I remember once I was reflecting with someone about how and why it is that the churches are emptying in Europe and North America. Why is it that people don’t come in great numbers anymore to worship God and be part of our churches? And I was asking how we could make church more attractive, more appealing, more enticing to the people around us. The reply shocked me – at first. My conversation partner said, ‘You have misunderstood what Christianity is. It’s a call to take up a cross. It’s not meant to be part of an appealing life plan.’ And I realised that she was right. Of course, I do believe that the Christian faith is the way to life, but it’s not at all like the kind of way that the gym or the yoga group or celebrity offers. It’s not life enhancing in a way that you can market or advertise. It’s not the kind of thing that can fit nicely into your plan to live a better life. It won’t make you richer or healthier or more beautiful. It’s not like a Sunlife plan where you put something in and you know what you are getting out. There is no service user agreement. It’s not a deal. That’s why, I think, Jesus says, ‘If you want to follow me, then carry a cross’. ‘If you want to follow me, then sell all your possessions’, or ‘If you want to follow me, then it won’t help you get on better with your family.’ To follow Jesus is about risking everything, risking all the things that we might have planned to do and be, risking our security, our success, our very lives…. for the sake of something more than we are. Given how we are made it’s nothing short of miraculous that human beings are sometimes ready to give up everything for the sake of something higher or better or deeper than our individual selves. This is why the essence, the heart of Christianity, is revealed to us when we see someone who is ready even to die or to sell up or to offend their relatives for the sake of something so important.
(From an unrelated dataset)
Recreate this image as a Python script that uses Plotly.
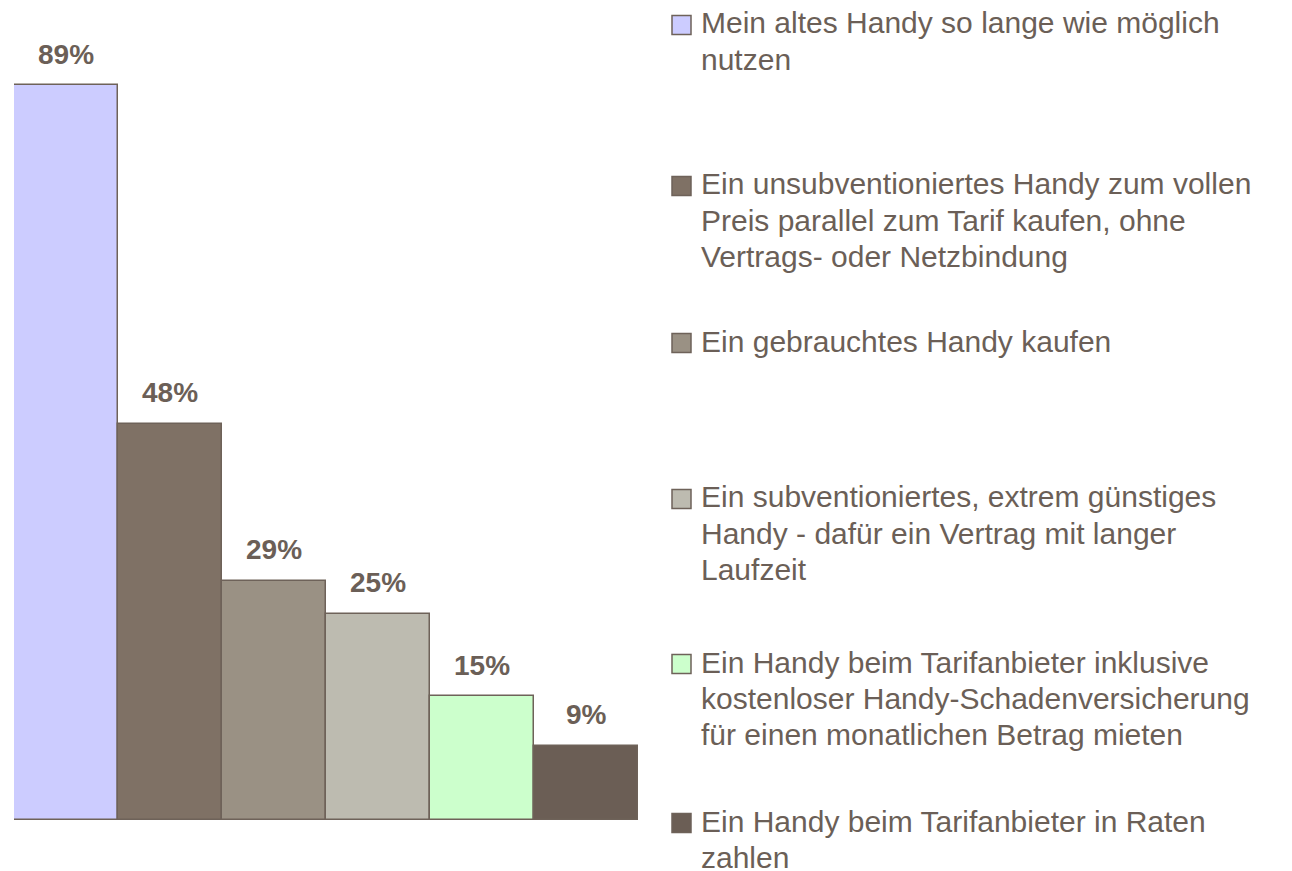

To be a Christian is to be like the Polish Franciscan friar who volunteered to die in the place of a stranger in the death camp at Auschwitz.  To be a Christian is to be like a young woman who defied her family’s dreams that she marry and have children and nursed wounded soldiers in the Crimea instead. To be a Christian is to be like the woman who shared her house and her table with the poorest of the poor, and who walked the streets of Calcultta picking up abandoned babies to give them a chance. We know Christianity when we see it. But we also know when we live it in our own humble lives, when we know that there we do not live only the planned and sensible lives we present to the world, but that deep down we would give everything for the sake of something bigger than ourselves.

 

Because we are not building towers or fighting wars. We are being built into the alternative world of the Kingdom of God. We follow one who gave up everything to die for us, who calls forth from us a love as deep as any, and who can show us a world more beautiful and more grace-filled than anything money can buy. We belong to Jesus Christ who is with us when life’s best laid plans fall to dust and who will be with us in those moments when we find ourselves again, the selves that lie beyond our health and youth, beyond our CVs, beyond our security and our achievements. God may laugh at our plans, but God has a plan. It is only this; to love us without measure or end. God is leading us into the fullest kind of life there could be. And God gives us all we need for life and more. It’s not because we earned it or calculated a way to get it. It’s just that’s it given. And so often, at the very moment, when our own plans have come to an end. There, while lost, we are found. Thanks be to God, Amen.